Recruiters have tough job

For recruiters, the challenges grew early this year as the war in Iraq dragged into its third year.

In February, the Army failed to meet recruiting goals for the first time since May 2000. The trend continued in March, April and May, even after the Army lowered its monthly goal of 8,050 recruits in mid-May to 6,700. With just 5,039 recruits, the Army fell short of its adjusted monthly goal by 25 percent.

The struggles mirror those in the Marine Corp. Marine recruiting in southeast Michigan fell short between January and March for the first time in five years. In southeast Michigan, 763 enlistees joined in 2003, compared with 701 last year. With just three months to go until the end of the fiscal year, about 450 young men have joined.

"It's tough. I've never seen it like this," said Master Sgt. Mike Gianetti, spokesman for the Marine Corps Detroit recruiting offices. "Recruiters are working harder."

They also have more tools at their disposal. This year, the Great Lakes Army Recruiting Battalion added 21 recruiters to the payroll, said George Noirot, chief of advertising and public affairs for the Lansing-based battalion. Meanwhile, sign-up bonuses for college jumped from $50,000 to $70,000 for some Army recruits who serve for at least four years.

The education benefits, as intended, continue to sway some families -- especially with Michigan's unemployment rate stalled above 7 percent, highest in the nation. The Army launched four commercials in June targeting parents of young adults and touting such benefits.

Julie Jackson's 17-year-old son, Juel Jackson, considered college, but financially it would have been difficult if not impossible, she said. After countless meetings with Marine recruiters, her husband, Anthony Jackson, and her son, she gave the OK for her son to join. Juel leaves for basic training next month.

"He was telling me that here in Detroit there's not too many opportunities for him as a young black man, and he wants to see the world and he wants to go to college," said Jackson, a Detroit nurse assistant.

"Of course, I'm concerned. No parent wants their son over in Iraq. That was the question I kept asking. What is the chance my kid will go over in Iraq? What sold me is the different things they have to offer, like schooling, and the places he'll get to see."

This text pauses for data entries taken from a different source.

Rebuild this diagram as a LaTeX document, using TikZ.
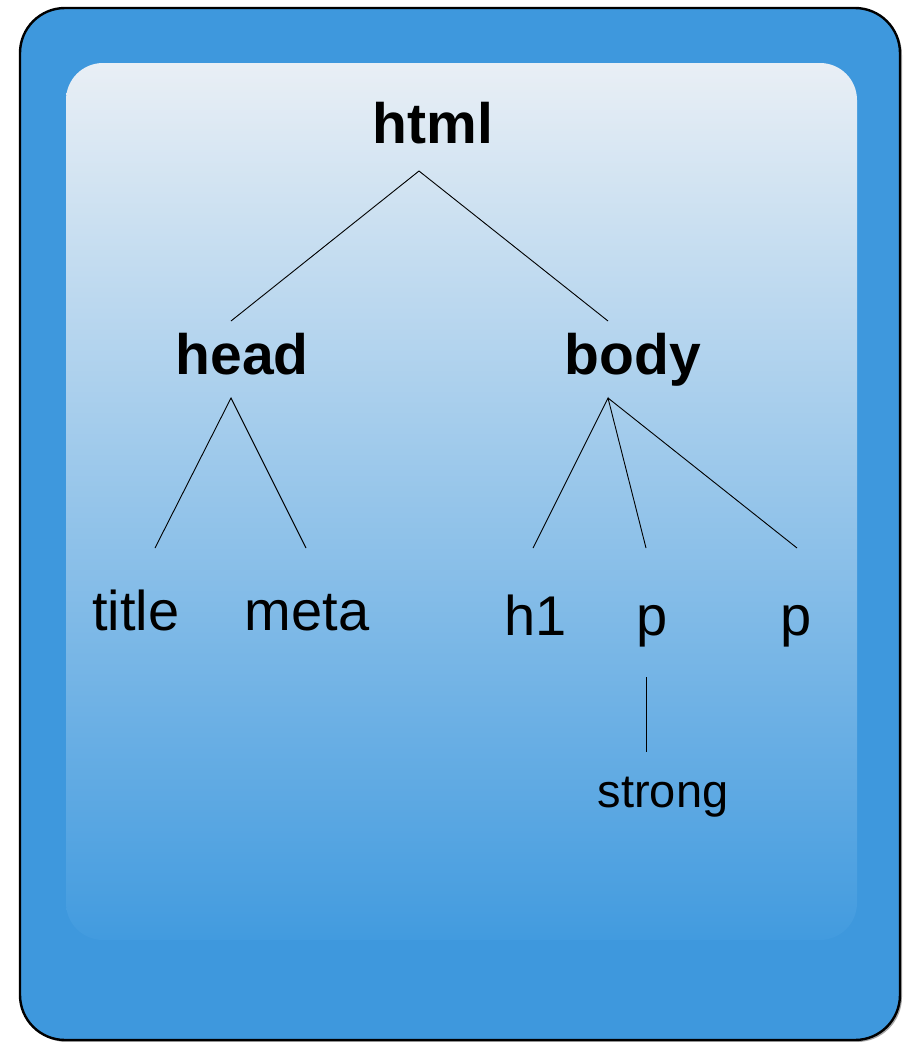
\documentclass[tikz,border=0pt]{standalone}
\usepackage{fontspec}
\setmainfont{Liberation Sans}
\definecolor{outerblue}{RGB}{62,152,221}
\definecolor{innertop}{RGB}{233,239,245}
\definecolor{innerbot}{RGB}{66,155,223}
\begin{document}
\begin{tikzpicture}[x=1pt,y=-1pt,
  big/.style={anchor=base,inner sep=0pt,font=\fontsize{57}{60}\selectfont\bfseries},
  leaf/.style={anchor=base,inner sep=0pt,font=\fontsize{56}{60}\selectfont},
  small/.style={anchor=base,inner sep=0pt,font=\fontsize{47}{50}\selectfont},
  edge/.style={draw=black,line width=0.9pt}]
\useasboundingbox (0,0) rectangle (904,1042);
% outer frame with slight shadow
\fill[black!35,rounded corners=45pt] (22,10) rectangle (902,1042);
\filldraw[fill=outerblue,draw=black,line width=2.4pt,rounded corners=45pt] (20,8) rectangle (900,1040);
% inner gradient panel
\shade[top color=innertop,bottom color=innerbot,rounded corners=37pt] (66,63) rectangle (857,940);
% labels
\node[big] (html) at (433,143) {html};
\node[big] (head) at (242,374) {head};
\node[big] (body) at (633,374) {body};
\node[leaf] (title) at (136,630) {title};
\node[leaf] (meta) at (307,630) {meta};
\node[leaf] (h1) at (536,635) {h1};
\node[leaf] (p1) at (652,635) {p};
\node[leaf] (p2) at (796,635) {p};
\node[small] (strong) at (663,807) {strong};
% connector end points
\coordinate (html-b) at (419,171);
\coordinate (head-t) at (231,321);
\coordinate (body-t) at (608,321);
\coordinate (head-b) at (231,398);
\coordinate (body-b) at (608,398);
\coordinate (title-t) at (155,548);
\coordinate (meta-t) at (306,548);
\coordinate (h1-t) at (533,548);
\coordinate (p1-t) at (646,548);
\coordinate (p2-t) at (797,548);
\coordinate (p1-b) at (646,677);
\coordinate (strong-t) at (646,752);
% connectors
\draw[edge] (head-t) -- (html-b) -- (body-t);
\draw[edge] (title-t) -- (head-b) -- (meta-t);
\draw[edge] (h1-t) -- (body-b) -- (p1-t);
\draw[edge] (body-b) -- (p2-t);
\draw[edge] (p1-b) -- (strong-t);
\end{tikzpicture}
\end{document}
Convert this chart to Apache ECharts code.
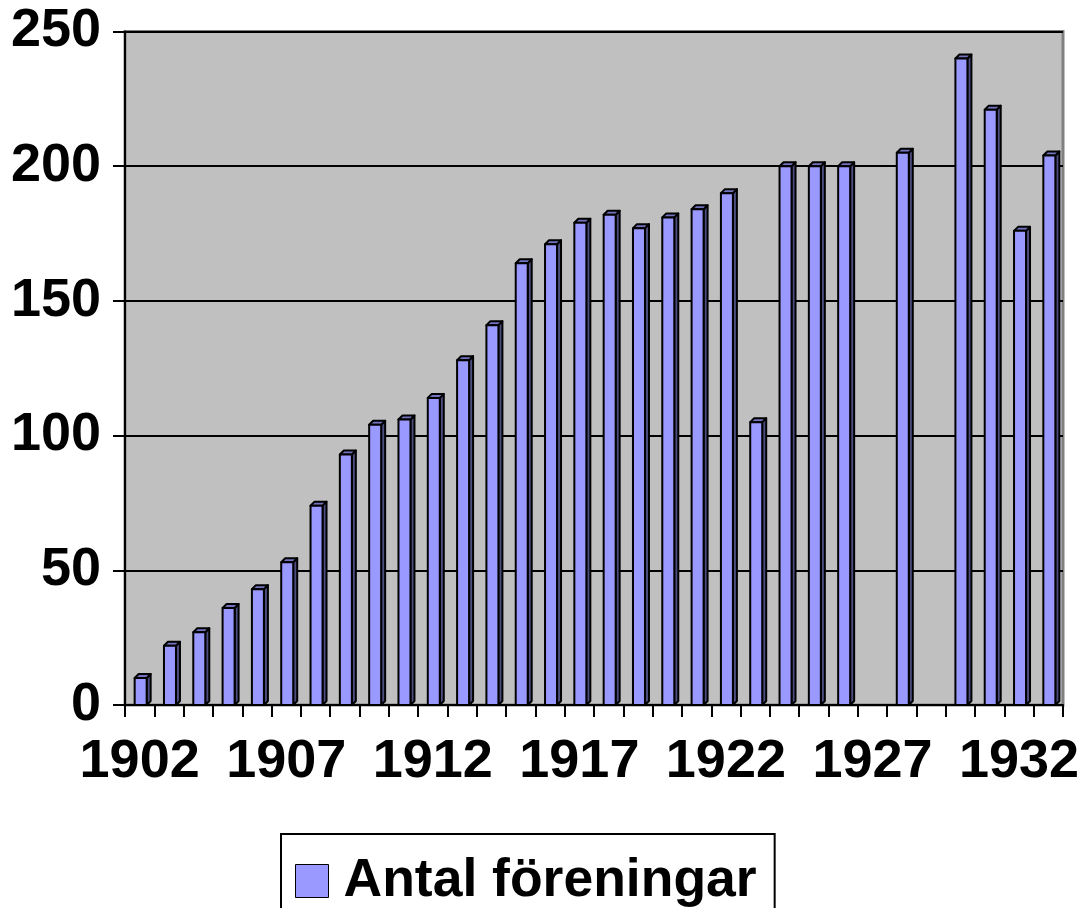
<!DOCTYPE html>
<html>
<head>
<meta charset="utf-8">
<script src="https://cdn.jsdelivr.net/npm/echarts@6/dist/echarts.min.js"></script>
<style>html,body{margin:0;padding:0;background:#fff;}#c{width:1087px;height:908px;}</style>
</head>
<body>
<div id="c"></div>
<script>
const years = ['1902','1903','1904','1905','1906','1907','1908','1909','1910','1911','1912','1913','1914','1915','1916','1917','1918','1919','1920','1921','1922','1923','1924','1925','1926','1927','1928','1929','1930','1931','1932','1933'];
const antal = [10,22,27,36,43,53,74,93,104,106,114,128,141,164,171,179,182,177,181,184,190,105,200,200,200,null,205,null,240,221,176,204];
const seriesName = 'Antal föreningar';
const yTicks = {min: 0, max: 250, interval: 50};

const FONT = "'Liberation Sans', Arial, sans-serif";
const chart = echarts.init(document.getElementById('c'), null, {renderer: 'canvas'});

function renderBar(params, api) {
  const v = api.value(1);
  if (v === null || v === undefined || isNaN(v)) return null;
  const top = api.coord([api.value(0), v]);
  const base = api.coord([api.value(0), 0]);
  const w = 12, d = 4;
  const x0 = top[0] - 5;
  const x1 = x0 + w;
  const y0 = top[1], y1 = base[1];
  const style = {stroke: '#000', lineWidth: 2, lineJoin: 'round'};
  return {
    type: 'group',
    children: [
      {type: 'polygon', shape: {points: [[x1, y0], [x1 + d, y0 - d], [x1 + d, y1 - d], [x1, y1]]}, style: Object.assign({fill: '#4d4d80'}, style)},
      {type: 'polygon', shape: {points: [[x0, y0], [x0 + d, y0 - d], [x1 + d, y0 - d], [x1, y0]]}, style: Object.assign({fill: '#7373bf'}, style)},
      {type: 'rect', shape: {x: x0, y: y0, width: w, height: y1 - y0}, style: Object.assign({fill: '#9999FF'}, style)}
    ]
  };
}

chart.setOption({
  animation: false,
  backgroundColor: '#ffffff',
  textStyle: {fontFamily: FONT},
  grid: {left: 125, right: 24, top: 31.5, bottom: 203, show: true, backgroundColor: '#C0C0C0', borderColor: '#808080', borderWidth: 3},
  legend: {
    left: 281, top: 834,
    data: [seriesName],
    itemWidth: 33, itemHeight: 33,
    itemGap: 10,
    padding: [20, 18, 20, 14],
    borderColor: '#000', borderWidth: 2,
    backgroundColor: '#fff',
    icon: 'rect',
    itemStyle: {color: '#9999FF', borderColor: '#000', borderWidth: 1},
    textStyle: {fontSize: 53.5, fontWeight: 'bold', color: '#000', fontFamily: FONT, padding: [0, 0, 0, 10]}
  },
  xAxis: {
    type: 'category',
    data: years,
    boundaryGap: true,
    axisLine: {show: true, lineStyle: {color: '#000', width: 2}},
    axisTick: {show: true, interval: 0, length: 12, lineStyle: {color: '#000', width: 2}},
    axisLabel: {interval: 4, fontSize: 54, fontWeight: 'bold', color: '#000', margin: 30, fontFamily: FONT},
    splitLine: {show: false}
  },
  yAxis: {
    type: 'value',
    min: yTicks.min, max: yTicks.max, interval: yTicks.interval,
    axisLine: {show: true, lineStyle: {color: '#000', width: 2}},
    axisTick: {show: true, length: 12, lineStyle: {color: '#000', width: 2}},
    axisLabel: {fontSize: 54, fontWeight: 'bold', color: '#000', margin: 24, fontFamily: FONT},
    splitLine: {show: true, lineStyle: {color: '#000', width: 2}}
  },
  series: [{
    name: seriesName,
    type: 'custom',
    color: '#9999FF',
    renderItem: renderBar,
    encode: {x: 0, y: 1},
    data: antal.map((v, i) => [i, v === null ? '-' : v])
  }]
});
</script>
</body>
</html>
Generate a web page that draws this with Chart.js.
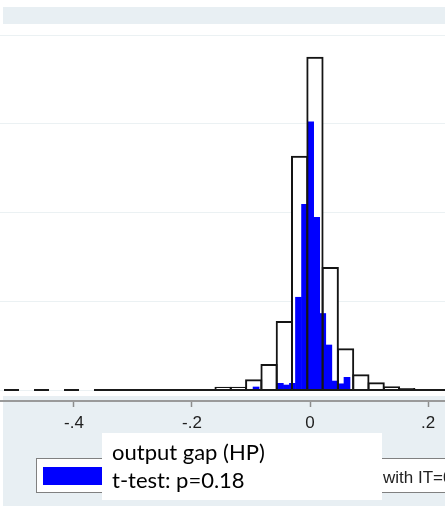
<!DOCTYPE html>
<html><head><meta charset="utf-8">
<script src="https://cdn.jsdelivr.net/npm/chart.js@4.4.1/dist/chart.umd.min.js"></script>
<style>html,body{margin:0;padding:0;background:#fff;overflow:hidden}canvas{display:block}</style>
</head><body>
<canvas id="c" width="445" height="512"></canvas>
<script>
// ---- data ----
const whiteBinCenters = [-0.3029, -0.1473, -0.1213, -0.0954, -0.0694, -0.0435, -0.0176, 0.0084, 0.0343, 0.0603, 0.0862, 0.1121, 0.1381, 0.1640];
const whiteBinHeights = [0.08, 0.37, 0.37, 1.2, 2.93, 7.77, 26.4, 37.56, 13.86, 4.71, 1.77, 0.87, 0.42, 0.23];
const blueBinCenters = [-0.0914, -0.0811, -0.0708, -0.0606, -0.0503, -0.0400, -0.0298, -0.0195, -0.0092, 0.0011, 0.0113, 0.0216, 0.0319, 0.0421, 0.0524, 0.0627];
const blueBinHeights = [0.34, 0, 0, 0, 0.75, 0.56, 0.75, 10.45, 20.92, 30.23, 19.46, 8.62, 5.07, 1.01, 0.70, 1.43];
const baselineDashedX = [-0.5186, -0.3661];
const baselineSolidX = [-0.3661, 0.2288];
const xTickValues = [-0.4, -0.2, 0, 0.2];
const xTickLabels = ['-.4', '-.2', '0', '.2'];
const yGridValues = [0, 10, 20, 30, 40];
const xRange = [-0.5254, 0.2288];
const yRange = [-1.239, 41.24];
const legendVisibleLabel = 'with IT=0';
const noteLines = ['output gap (HP)', 't-test: p=0.18'];

const pts = (xs, ys) => xs.map((x, i) => ({x: x, y: ys ? ys[i] : 0}));

const bgPlugin = {
  id: 'bg',
  beforeDraw(chart) {
    const c = chart.ctx, a = chart.chartArea;
    c.save();
    c.fillStyle = '#ffffff';
    c.fillRect(0, 0, chart.width, chart.height);
    c.fillStyle = '#e8eff3';
    c.fillRect(3, 7, chart.width - 3, 499);
    c.fillStyle = '#ffffff';
    c.fillRect(0, a.top, chart.width, a.bottom - 5 - a.top);
    c.restore();
  }
};

const legendPlugin = {
  id: 'legendBox',
  afterDraw(chart) {
    const c = chart.ctx;
    c.save();
    // Stata legend box
    c.fillStyle = '#ffffff';
    c.fillRect(36, 458, 420, 34);
    c.strokeStyle = '#808080';
    c.lineWidth = 1;
    c.strokeRect(36.5, 458.5, 420, 34);
    c.fillStyle = '#0000ff';
    c.fillRect(43, 467, 60, 18);
    c.fillStyle = '#222222';
    c.font = '17px "Liberation Sans", Arial, sans-serif';
    c.textBaseline = 'alphabetic';
    c.textAlign = 'left';
    c.fillText(legendVisibleLabel, 383, 483);
    // pasted note box
    c.fillStyle = '#ffffff';
    c.fillRect(102, 433, 280, 67);
    c.fillStyle = '#000000';
    c.font = '22px Lato, "Open Sans", sans-serif';
    c.fillText(noteLines[0], 112, 460);
    c.fillText(noteLines[1], 112, 488);
    c.restore();
  }
};

new Chart(document.getElementById('c'), {
  type: 'bar',
  data: {
    datasets: [
      { type: 'line', label: 'baseline', data: pts(baselineSolidX), borderColor: '#1a1a1a', borderWidth: 2, pointRadius: 0, order: 0, xAxisID: 'x', yAxisID: 'y' },
      { type: 'line', label: 'baseline dashed', data: pts(baselineDashedX), borderColor: '#1a1a1a', borderWidth: 2, borderDash: [15, 15], pointRadius: 0, order: 0, xAxisID: 'x', yAxisID: 'y' },
      { label: 'IT=0 outline', data: pts(whiteBinCenters, whiteBinHeights), backgroundColor: 'rgba(0,0,0,0)', borderColor: '#141414', borderWidth: 2, barPercentage: 1.13, categoryPercentage: 1, grouped: false, order: 1, xAxisID: 'x', yAxisID: 'y' },
      { label: 'IT=1', data: pts(blueBinCenters, blueBinHeights), backgroundColor: '#0000ff', borderWidth: 0, barPercentage: 1, categoryPercentage: 1, grouped: false, order: 2, xAxisID: 'x2', yAxisID: 'y' },
      { label: 'IT=0 fill', data: pts(whiteBinCenters, whiteBinHeights), backgroundColor: '#ffffff', borderWidth: 0, barPercentage: 1, categoryPercentage: 1, grouped: false, order: 3, xAxisID: 'x', yAxisID: 'y' }
    ]
  },
  options: {
    responsive: false,
    devicePixelRatio: 1,
    animation: false,
    layout: { padding: { top: 24, left: 0, right: 0, bottom: 0 } },
    plugins: { legend: { display: false }, tooltip: { enabled: false } },
    scales: {
      x: {
        type: 'linear', position: 'bottom', min: xRange[0], max: xRange[1], offset: false,
        afterBuildTicks: a => { a.ticks = xTickValues.map(v => ({value: v})); },
        afterFit: a => { a.height = 111; },
        grid: { offset: false, drawOnChartArea: false, drawTicks: true, tickLength: 6, tickColor: '#8c8c8c', tickWidth: 1.5 },
        border: { display: true, color: '#9a9a9a', width: 2 },
        ticks: { autoSkip: false, maxRotation: 0, padding: 6, color: '#1e1e1e',
          font: { family: '"Liberation Sans", Arial, sans-serif', size: 17 },
          callback: v => xTickLabels[xTickValues.findIndex(t => Math.abs(t - v) < 1e-9)] }
      },
      x2: { type: 'linear', display: false, position: 'bottom', min: xRange[0], max: xRange[1], offset: false },
      y: {
        min: yRange[0], max: yRange[1],
        afterBuildTicks: a => { a.ticks = yGridValues.map(v => ({value: v})); },
        ticks: { display: false },
        grid: { color: '#ebf1f3', lineWidth: 1, drawTicks: false },
        border: { display: false }
      }
    }
  },
  plugins: [bgPlugin, legendPlugin]
});
</script>
</body></html>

You can reach Tony Manolatos at (313) 222-2069 or tmanolatos@detnews.com.

Ellie

Joseph P Carey
07-06-05, 08:12 AM
The Article says: "Justin Regal, 25, had always dreamed of being a pilot, and he figured the Marines would give him a chance to work on planes. It has, but his mechanical aviation unit is now needed in Iraq. He leaves in mid-July..."I have an overwhelming anxiety about his safety, the exposure and the long-term effect of being part of a violent situation 24 hours a day for weeks on end," said Deb Regal, who grew up in Livonia and protested the Vietnam War in the 1970s as a University of Michigan student..."

My answer to the woman:
Lady your child was 22 when he joined the Marines! He was not harassed into the Marines; he was of age to Drink, Vote, Sign Contracts, and to get into the most adult film on the planet. Cut the apron string lady! The young man is not requesting your help!

You are a Radical 'Left Winger' that could not bring your own child to beleive as you do! Leave him alone! You are embarrassing him!

Unless you are now coming out in favor of the anti-abortion crowd's message instead of the Liberal message, Ms Regal: "A parent has no say in what a child does with their own body!"

To paraphrase the quote used by the abortion people: "It is his body, and he can do what he wants with it!"

I imagine, when it comes to your child, no, not a child, but a man, it is different for you! Tough crap lady!